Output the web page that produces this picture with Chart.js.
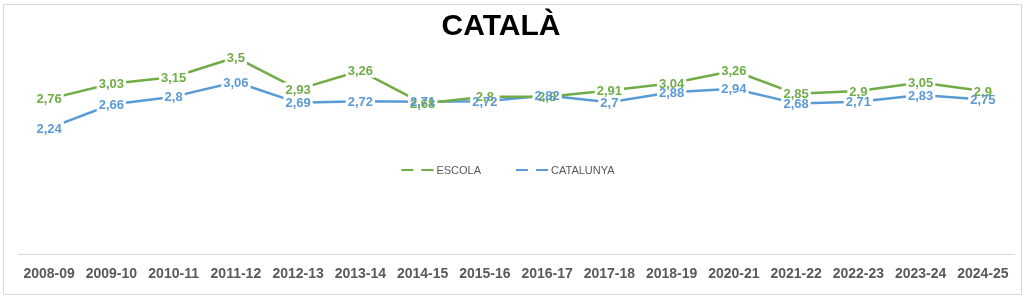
<!DOCTYPE html>
<html lang="ca">
<head>
<meta charset="UTF-8">
<title>Català</title>
<script src="https://cdn.jsdelivr.net/npm/chart.js"></script>
<style>
  html, body { margin: 0; padding: 0; background: #fff; }
  .wrap { position: relative; width: 1024px; height: 298px; }
</style>
</head>
<body>
<div class="wrap"><canvas id="chart"></canvas></div>
<script>
const cursos = ['2008-09', '2009-10', '2010-11', '2011-12', '2012-13', '2013-14', '2014-15', '2015-16',
                '2016-17', '2017-18', '2018-19', '2020-21', '2021-22', '2022-23', '2023-24', '2024-25'];
const escola    = [2.76, 3.03, 3.15, 3.5, 2.93, 3.26, 2.68, 2.8, 2.8, 2.91, 3.04, 3.26, 2.85, 2.9, 3.05, 2.9];
const catalunya = [2.24, 2.66, 2.8, 3.06, 2.69, 2.72, 2.71, 2.72, 2.82, 2.7, 2.88, 2.94, 2.68, 2.71, 2.83, 2.75];
const titol = 'CATALÀ';
const nomsSeries = ['ESCOLA', 'CATALUNYA'];
const colors = ['#70AD47', '#5B9BD5'];

const font = '"Liberation Sans", Arial, sans-serif';

// marc gris, títol i llegenda (la llegenda d'Excel queda dins l'àrea del gràfic)
const decoracio = {
  id: 'decoracio',
  beforeDraw(chart) {
    const ctx = chart.ctx;
    ctx.save();
    ctx.strokeStyle = '#D9D9D9';
    ctx.lineWidth = 1;
    ctx.strokeRect(3.5, 4.5, chart.width - 6, chart.height - 8);
    ctx.restore();
  },
  afterDraw(chart) {
    const ctx = chart.ctx;
    const area = chart.chartArea;
    ctx.save();
    ctx.fillStyle = '#000';
    ctx.font = 'bold 30px ' + font;
    ctx.textAlign = 'center';
    ctx.textBaseline = 'alphabetic';
    ctx.fillText(titol, chart.width / 2 - 11, 35);

    // llegenda
    ctx.font = '11px ' + font;
    ctx.textBaseline = 'middle';
    ctx.textAlign = 'left';
    const liniaW = 33, gapText = 2, gapItems = 35;
    const amples = nomsSeries.map(n => liniaW + gapText + ctx.measureText(n).width);
    const total = amples.reduce((a, b) => a + b, 0) + gapItems * (amples.length - 1);
    let x = (area.left + area.right) / 2 - 8 - total / 2;
    const y = 170;
    nomsSeries.forEach((nom, i) => {
      ctx.strokeStyle = colors[i];
      ctx.lineWidth = 2;
      ctx.setLineDash([12, 8]);
      ctx.beginPath();
      ctx.moveTo(x, y);
      ctx.lineTo(x + liniaW, y);
      ctx.stroke();
      ctx.setLineDash([]);
      ctx.fillStyle = '#595959';
      ctx.fillText(nom, x + liniaW + gapText, y + 0.5);
      x += amples[i] + gapItems;
    });
    ctx.restore();
  }
};

// etiquetes de dades centrades sobre cada punt, amb fons blanc
const etiquetes = {
  id: 'etiquetes',
  afterDatasetsDraw(chart) {
    const ctx = chart.ctx;
    ctx.save();
    ctx.font = 'bold 13px ' + font;
    ctx.textAlign = 'center';
    ctx.textBaseline = 'middle';
    const items = [];
    chart.data.datasets.forEach((ds, i) => {
      chart.getDatasetMeta(i).data.forEach((pt, j) => {
        items.push({ x: pt.x, y: pt.y, text: String(ds.data[j]).replace('.', ','), color: ds.borderColor });
      });
    });
    ctx.fillStyle = '#fff';
    items.forEach(it => {
      const w = ctx.measureText(it.text).width;
      ctx.fillRect(it.x - w / 2 - 2, it.y - 7, w + 4, 14);
    });
    items.forEach(it => {
      ctx.fillStyle = it.color;
      ctx.fillText(it.text, it.x, it.y + 1);
    });
    ctx.restore();
  }
};

new Chart(document.getElementById('chart'), {
  type: 'line',
  data: {
    labels: cursos,
    datasets: [
      { label: nomsSeries[0], data: escola, borderColor: colors[0], backgroundColor: colors[0] },
      { label: nomsSeries[1], data: catalunya, borderColor: colors[1], backgroundColor: colors[1] }
    ]
  },
  options: {
    responsive: true,
    maintainAspectRatio: false,
    animation: false,
    layout: { padding: { left: 18, right: 10, top: 1, bottom: 11 } },
    elements: {
      line: { borderWidth: 2.5, tension: 0, borderCapStyle: 'round', borderJoinStyle: 'round' },
      point: { radius: 0, hoverRadius: 0 }
    },
    plugins: {
      legend: { display: false },
      title: { display: false },
      tooltip: { enabled: false }
    },
    scales: {
      x: {
        offset: true,
        grid: { display: false },
        border: { display: true, color: '#D9D9D9', width: 1 },
        ticks: { color: '#595959', font: { family: font, size: 14, weight: 'bold' }, padding: 4, maxRotation: 0, autoSkip: false }
      },
      y: {
        display: false,
        min: 0,
        max: 4.5
      }
    }
  },
  plugins: [decoracio, etiquetes]
});
</script>
</body>
</html>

### Directive
Please extract exactly the lines of the data, from the first through the line containing "ctx.fillText(titol, chart.width /", and add no pictures to the copy.

### Output of the task
Output the web page that produces this picture with Chart.js.
<!DOCTYPE html>
<html lang="ca">
<head>
<meta charset="UTF-8">
<title>Català</title>
<script src="https://cdn.jsdelivr.net/npm/chart.js"></script>
<style>
  html, body { margin: 0; padding: 0; background: #fff; }
  .wrap { position: relative; width: 1024px; height: 298px; }
</style>
</head>
<body>
<div class="wrap"><canvas id="chart"></canvas></div>
<script>
const cursos = ['2008-09', '2009-10', '2010-11', '2011-12', '2012-13', '2013-14', '2014-15', '2015-16',
                '2016-17', '2017-18', '2018-19', '2020-21', '2021-22', '2022-23', '2023-24', '2024-25'];
const escola    = [2.76, 3.03, 3.15, 3.5, 2.93, 3.26, 2.68, 2.8, 2.8, 2.91, 3.04, 3.26, 2.85, 2.9, 3.05, 2.9];
const catalunya = [2.24, 2.66, 2.8, 3.06, 2.69, 2.72, 2.71, 2.72, 2.82, 2.7, 2.88, 2.94, 2.68, 2.71, 2.83, 2.75];
const titol = 'CATALÀ';
const nomsSeries = ['ESCOLA', 'CATALUNYA'];
const colors = ['#70AD47', '#5B9BD5'];

const font = '"Liberation Sans", Arial, sans-serif';

// marc gris, títol i llegenda (la llegenda d'Excel queda dins l'àrea del gràfic)
const decoracio = {
  id: 'decoracio',
  beforeDraw(chart) {
    const ctx = chart.ctx;
    ctx.save();
    ctx.strokeStyle = '#D9D9D9';
    ctx.lineWidth = 1;
    ctx.strokeRect(3.5, 4.5, chart.width - 6, chart.height - 8);
    ctx.restore();
  },
  afterDraw(chart) {
    const ctx = chart.ctx;
    const area = chart.chartArea;
    ctx.save();
    ctx.fillStyle = '#000';
    ctx.font = 'bold 30px ' + font;
    ctx.textAlign = 'center';
    ctx.textBaseline = 'alphabetic';
    ctx.fillText(titol, chart.width / 2 - 11, 35);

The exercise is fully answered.